Directed by Martin McDonagh
Starring Colin Farrell, Brendan Gleeson, Kerry Condon, Barry Keoghan

8/10

The struggle between two aspirations is explored in this dry, yet laugh-out-loud hilarious new Irish tragicomedy that’s darker than Guinness. How do you spend your time in life: establishing a legacy for yourself, or simply spending it drinking, gabbing, and establishing friendships? The Banshees of Inisherin takes this idea and dramatises it in a way that’s so engaging in such a funny way.

When the “plot” of the film emerges, you wonder “is that it?” Colm (Brendan Gleeson) tells his friend Pádraic (Colin Farrell) that he no longer wants his company. What’s wrong with Pádraic? Not much, nice enough fellow, but Colm feels their conversations are too time-wasting, and he feels the need for more substantial conversations – or better yet, making art and music instead. Colm feels their conversations go nowhere and mean nothing, whereas the folk songs he creates could give him a legacy even after he’s dead.

Given the blunt nature of how he breaks off this friendship, Pádraic is confused and incensed with such a break-up. He retorts that their conversations aren’t meaningless, that they make up life itself. From here, we have an unstoppable force hitting an immovable barrier – no matter how adamant Colm is and no matter how insistent Pádraic is.

And that’s the premise of the film. A very basic one that could be written on the back of a match-box. And from this simple premise comes an immense study of two different men, the few tight-knit townsfolk that know them well, and the increasingly shocking and dark situations they put themselves in.

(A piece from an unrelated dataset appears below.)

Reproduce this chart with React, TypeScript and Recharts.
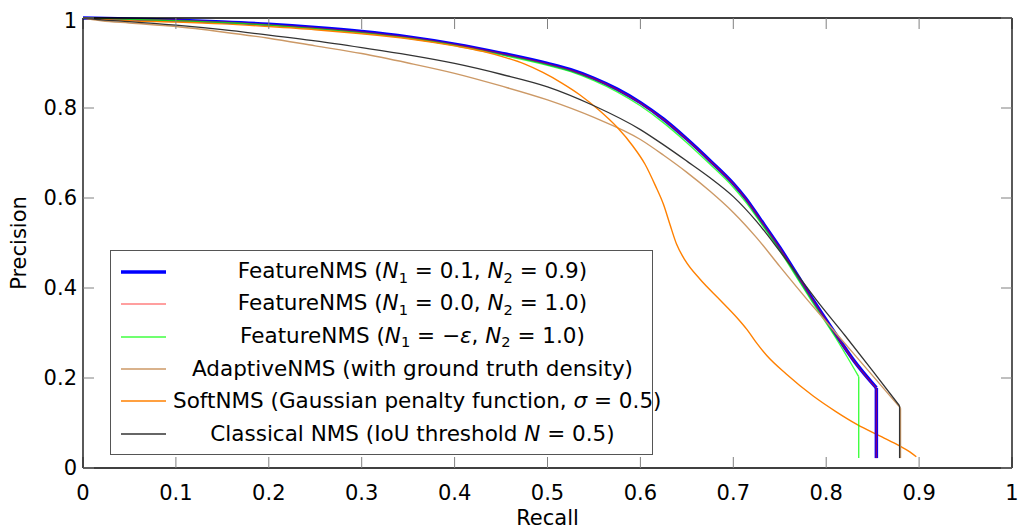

All of this seems so simple, yet from this premise emerges such a haunting tale that gets more twisted as it goes, involving rejection, rejection of rejection, honour, revenge, and eventually bodily mutilation. Coming from writer-director Martin McDonagh, who previously gave us In Bruges and Three Billboards Outside Ebbing, Missouri, this feels almost like a film-writing exercise, as if how to extract the most from the simplest of “plots.” What’s going on on screen may seem skeletal, but what it conjures is very substantial, the kind of film that will generate conversations and arguments about these two characters, and how we can relate our own lives and how we spend them.

With such fantastic performances at the helm, along with stunning and thoughtful cinematography that places you right within this isolated Irish village at the tail-end of their Civil War, The Banshees of Inisherin is quite a stunner, a film that ponders the great question of life, all the while being so amusing and funny.